Directions –
Starting at the first line of the listing below, repeat each line exactly until the line containing "color='black', lw=3.2, zorder=3)", which you include. Leave out pictures.

• • •

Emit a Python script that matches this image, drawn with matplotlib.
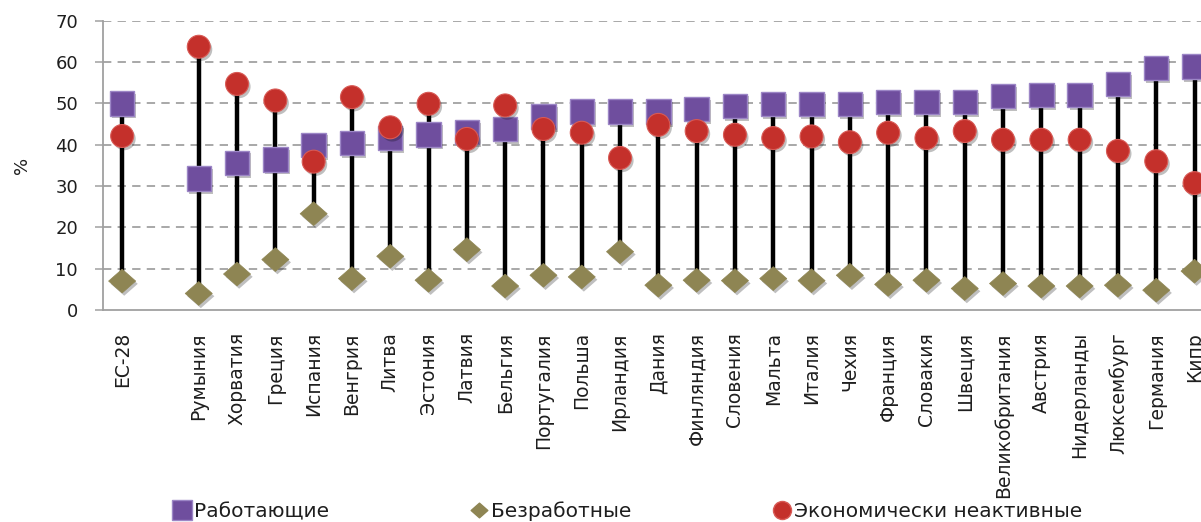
import numpy as np
import matplotlib
matplotlib.use("Agg")
import matplotlib.pyplot as plt
import matplotlib.patheffects as pe
from matplotlib.path import Path
from matplotlib.lines import Line2D

plt.rcParams['font.family'] = ['DejaVu Sans']
plt.rcParams['lines.scale_dashes'] = False

categories = ['ЕС-28', '', 'Румыния', 'Хорватия', 'Греция', 'Испания', 'Венгрия', 'Литва',
              'Эстония', 'Латвия', 'Бельгия', 'Португалия', 'Польша', 'Ирландия', 'Дания',
              'Финляндия', 'Словения', 'Мальта', 'Италия', 'Чехия', 'Франция', 'Словакия',
              'Швеция', 'Великобритания', 'Австрия', 'Нидерланды', 'Люксембург', 'Германия', 'Кипр']

employed = [50.0, np.nan, 31.8, 35.6, 36.4, 40.0, 40.4, 41.7, 42.5, 43.0, 43.8, 46.8, 48.0, 48.0,
            48.0, 48.6, 49.4, 49.9, 49.9, 49.9, 50.3, 50.3, 50.3, 51.7, 52.1, 52.1, 54.7, 58.5, 58.9]
unemployed = [7.0, np.nan, 4.0, 8.7, 12.2, 23.3, 7.6, 13.0, 7.2, 14.6, 5.8, 8.4, 8.0, 14.1,
              6.0, 7.2, 7.1, 7.6, 7.1, 8.4, 6.2, 7.2, 5.2, 6.4, 5.8, 5.8, 6.0, 4.8, 9.4]
inactive = [42.1, np.nan, 63.7, 54.7, 50.7, 35.9, 51.5, 44.2, 49.9, 41.4, 49.5, 43.8, 42.9, 36.8,
            44.8, 43.3, 42.4, 41.6, 42.0, 40.6, 42.9, 41.6, 43.3, 41.2, 41.2, 41.2, 38.5, 36.0, 30.7]

series_names = ['Работающие', 'Безработные', 'Экономически неактивные']
yticks = [0, 10, 20, 30, 40, 50, 60, 70]

c_sq, c_sq_edge = '#6F4E9E', '#9C86C6'
c_di = '#8E8553'
c_ci, c_ci_edge = '#C4302B', '#D85A55'
txt = '#1E1E1E'
axcol = '#A0A0A0'

diamond = Path([(0, 0.88), (1, 0), (0, -0.88), (-1, 0), (0, 0.88)],
               [Path.MOVETO, Path.LINETO, Path.LINETO, Path.LINETO, Path.CLOSEPOLY])

fig = plt.figure(figsize=(12.01, 5.22), dpi=100)
ax = fig.add_axes([103 / 1201, 1 - 310 / 522, 1 - 103 / 1201, (310 - 20.7) / 522])

x = np.arange(len(categories))
data = np.array([employed, unemployed, inactive], dtype=float)
lo = np.nanmin(data, axis=0)
hi = np.nanmax(data, axis=0)
ok = ~np.isnan(lo)

ax.vlines(x[ok], lo[ok], hi[ok], color='black', lw=3.2, zorder=3)

shadow = [pe.SimplePatchShadow(offset=(1.5, -2), shadow_rgbFace='#000000', alpha=0.25), pe.Normal()]

ax.plot(x, unemployed, ls='none', marker=diamond, ms=19.5, mfc=c_di, mec=c_di, mew=0.5,
        zorder=4, path_effects=shadow)
ax.plot(x, employed, ls='none', marker='s', ms=17.5, mfc=c_sq, mec=c_sq_edge, mew=1.0,
        zorder=5, path_effects=shadow)
ax.plot(x, inactive, ls='none', marker='o', ms=16.5, mfc=c_ci, mec=c_ci_edge, mew=0.8,
        zorder=6, path_effects=shadow)

ax.set_ylim(0, 70)
ax.set_xlim(-0.5, -0.5 + (1201 - 103) / 38.3)
ax.set_yticks(yticks)
ax.set_yticklabels([str(v) for v in yticks], fontsize=13, color=txt)
ax.set_xticks(x)
ax.set_xticklabels(categories, rotation=90, fontsize=13.5, color=txt, va='top', ha='center')
ax.tick_params(axis='x', length=0, pad=16)
ax.tick_params(axis='y', length=6, width=1.1, color=axcol, pad=12, direction='out')

for yv in yticks[1:]:
    ax.axhline(yv, color='#9A9A9A', lw=1.2, ls=(0, (6, 4.5)), zorder=1)

for s in ['top', 'right']:
    ax.spines[s].set_visible(False)
for s in ['left', 'bottom']:
    ax.spines[s].set_color(axcol)
    ax.spines[s].set_linewidth(1.3)

fig.text(22 / 1201, 1 - 165 / 522, '%', rotation=90, ha='center', va='center',
         fontsize=13, color=txt)

handles = [
    Line2D([], [], ls='none', marker='s', ms=14, mfc=c_sq, mec=c_sq_edge),
    Line2D([], [], ls='none', marker=diamond, ms=12, mfc=c_di, mec=c_di),
    Line2D([], [], ls='none', marker='o', ms=13, mfc=c_ci, mec=c_ci_edge),
]
fig.legend(handles, series_names, loc='center', bbox_to_anchor=(0.5225, 0.02), ncol=3,
           frameon=False, fontsize=14.5, labelcolor=txt, handlelength=0.9, handletextpad=0.15,
           columnspacing=7.0, borderpad=0)

fig.savefig('out.png', dpi=100)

• • •

Answer for this exercise –
Emit a Python script that matches this image, drawn with matplotlib.
import numpy as np
import matplotlib
matplotlib.use("Agg")
import matplotlib.pyplot as plt
import matplotlib.patheffects as pe
from matplotlib.path import Path
from matplotlib.lines import Line2D

plt.rcParams['font.family'] = ['DejaVu Sans']
plt.rcParams['lines.scale_dashes'] = False

categories = ['ЕС-28', '', 'Румыния', 'Хорватия', 'Греция', 'Испания', 'Венгрия', 'Литва',
              'Эстония', 'Латвия', 'Бельгия', 'Португалия', 'Польша', 'Ирландия', 'Дания',
              'Финляндия', 'Словения', 'Мальта', 'Италия', 'Чехия', 'Франция', 'Словакия',
              'Швеция', 'Великобритания', 'Австрия', 'Нидерланды', 'Люксембург', 'Германия', 'Кипр']

employed = [50.0, np.nan, 31.8, 35.6, 36.4, 40.0, 40.4, 41.7, 42.5, 43.0, 43.8, 46.8, 48.0, 48.0,
            48.0, 48.6, 49.4, 49.9, 49.9, 49.9, 50.3, 50.3, 50.3, 51.7, 52.1, 52.1, 54.7, 58.5, 58.9]
unemployed = [7.0, np.nan, 4.0, 8.7, 12.2, 23.3, 7.6, 13.0, 7.2, 14.6, 5.8, 8.4, 8.0, 14.1,
              6.0, 7.2, 7.1, 7.6, 7.1, 8.4, 6.2, 7.2, 5.2, 6.4, 5.8, 5.8, 6.0, 4.8, 9.4]
inactive = [42.1, np.nan, 63.7, 54.7, 50.7, 35.9, 51.5, 44.2, 49.9, 41.4, 49.5, 43.8, 42.9, 36.8,
            44.8, 43.3, 42.4, 41.6, 42.0, 40.6, 42.9, 41.6, 43.3, 41.2, 41.2, 41.2, 38.5, 36.0, 30.7]

series_names = ['Работающие', 'Безработные', 'Экономически неактивные']
yticks = [0, 10, 20, 30, 40, 50, 60, 70]

c_sq, c_sq_edge = '#6F4E9E', '#9C86C6'
c_di = '#8E8553'
c_ci, c_ci_edge = '#C4302B', '#D85A55'
txt = '#1E1E1E'
axcol = '#A0A0A0'

diamond = Path([(0, 0.88), (1, 0), (0, -0.88), (-1, 0), (0, 0.88)],
               [Path.MOVETO, Path.LINETO, Path.LINETO, Path.LINETO, Path.CLOSEPOLY])

fig = plt.figure(figsize=(12.01, 5.22), dpi=100)
ax = fig.add_axes([103 / 1201, 1 - 310 / 522, 1 - 103 / 1201, (310 - 20.7) / 522])

x = np.arange(len(categories))
data = np.array([employed, unemployed, inactive], dtype=float)
lo = np.nanmin(data, axis=0)
hi = np.nanmax(data, axis=0)
ok = ~np.isnan(lo)

ax.vlines(x[ok], lo[ok], hi[ok], color='black', lw=3.2, zorder=3)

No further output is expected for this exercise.